21センチ四方にぎゅっと…絵本で伝える街の魅力 「先輩」がデザインの埼玉・狭山市キャラ使い高校生が制作
埼玉県狭山市柏原新田の西武学園文理高校(マルケス・ペドロ校長、生徒871人)の3年生4人が子ども向けの絵本「おりぴぃのほしはどこいった」を制作し、市内の保育所や幼稚園に計100部を寄贈した。狭山市のイメージキャラクター「おりぴぃ」が市内の施設や催しを訪ね、紹介していく内容。生徒は制作の意図について「狭山の隠れた魅力を伝えられたら、まちが活発になるのではないかと考えた」と説明する。
絵本を作ったのはいずれも17歳の鈴木彰二、佐藤愛、土谷朱乃、岩下海輝さん。
絵本は同校と市が連携し2021年度から取り組んでいる「さやまアクションプランコンテスト」で、「予算5万円を使い狭山市を魅力ある街にする」との企画から生まれた。
当時1年生だった4人は「狭山の魅力を伝える絵本―狭山を魅力的な街にするために―」を提案。校内選考から狭山商工会議所などの外部審査を経て21年11月、初代最優秀賞に選ばれた。
絵本は42ページで、子供が手に取りやすいように21センチ四方のサイズにした。おりぴぃと4人をイメージした登場人物が、智光山公園こども動物園や市立博物館、狭山茶の茶畑、入間川七夕まつりなどを訪問し、それぞれの特徴を平易に解説していく。

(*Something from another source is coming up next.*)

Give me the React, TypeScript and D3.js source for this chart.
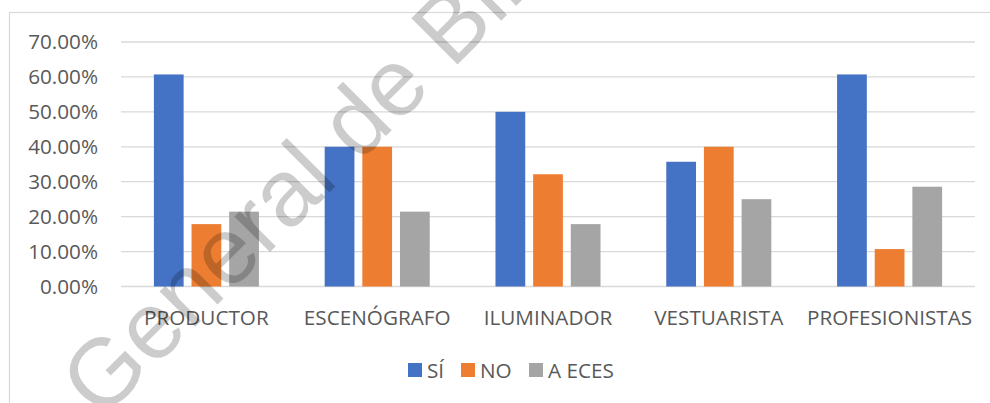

ストーリーは4人で考えた。土谷さんは「リアルとフィクションを融合させ、体験型スポットを紹介している」と説明する。週1回の「文理探究」の授業のほかに、放課後や昼休みも使い制作を進めた。施設の画像は実際の写真を、温かみのある色調にソフトで変換し、絵本に反映させている。岩下さんは「写真の色合いなどに苦心した」と振り返る。
生徒は絵本制作の取り組みを「全国中高生探究コンテスト2023」に応募。1299組の中でファイナリストの10組にも選ばれた。
鈴木さんは絵本について「よくできたと思う。全国コンテストでも成績を残すことができた」と充実した表情で語る。絵本には読み手が施設や店舗を訪ねようとする際に、それぞれの情報を調べることができるようにQRコードも印刷されている。佐藤さんは市立博物館を訪ね、「子供が興味を引くこともたくさんやっている」と感じたという。
おりぴぃは七夕の妖精という設定で、08年度市中心市街地活性化推進事業のイメージキャラクターとして当時の同高の生徒がデザイン。13年度からは市のイメージキャラクターになった。